Paris, March 2, 1888. (Received March 13.)
Sir: I have received your No. 298, of February 15, with reference to American citizens of French parentage summoned to perform military service in France, and I have complied with your instructions by calling on Mr. Flourens and by leaving with him a copy of your dispatch, which he promised to read with attention.
[Page 520]I have pressed upon him the point made by you that if a citizen of the United States is subjected to forced military service on the assumption that he is not such a citizen, he must be released and a compensation given him for the loss he may have incurred through such detention.
The two American citizens, however, now in the French army, Arbios and Fruchier, are not detained on the ground that they are “not” American citizens, but on the ground that the statement of my Government or mine to that effect is not sufficient, no evidence of such a fact being satisfactory to the French authorities but a judgment of a French court of justice.

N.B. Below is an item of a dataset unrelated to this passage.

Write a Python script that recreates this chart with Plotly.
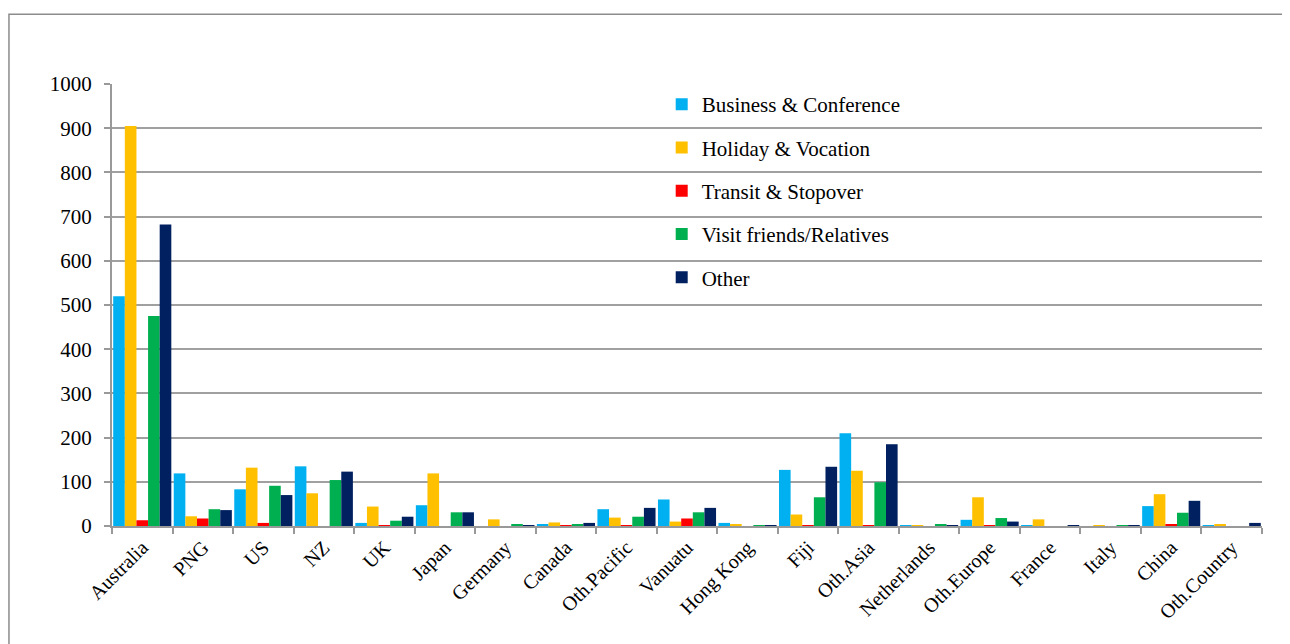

Practically, therefore, the one question runs into the other, yet your dispatch is subject to the construction that the demand for an immediate release is confined to the single contingency that their retention in the service is based upon an assumption that they are not citizens.
My dispatch to Mr. Flourens, a copy of which I sent you, had no other object but to remonstrate against this pretension of the French Government to compel me, or the parties interested, to go before a court of justice to furnish evidence of a fact which is already established by my official declaration. In this position I am fully sustained by your dispatch, but it may be doubted whether it goes as far as to authorize me to make a demand for immediate release and pecuniary compensation in cases like those of Arbios and Fruchier, who are held subject to a judicial decision as to their citizenship. At all events I am afraid that Mr. Flourens will so construe your dispatch, and it is for this reason, and to avoid the possibility of embarrassing you, that I call your attention to the distinction here taken, and also to the further fact that these two men who are now in the French military service will be detained there until released by a French court of justice upon their own solicitation.
I have no observation to make as to the first phase of fact treated in your dispatch to me, “that of natural-born citizens of the United States, not of French parentage,” nor did I invite Mr. Flourens to consider that point, as in such cases, as you will observe, “no question of military service in France could arise.”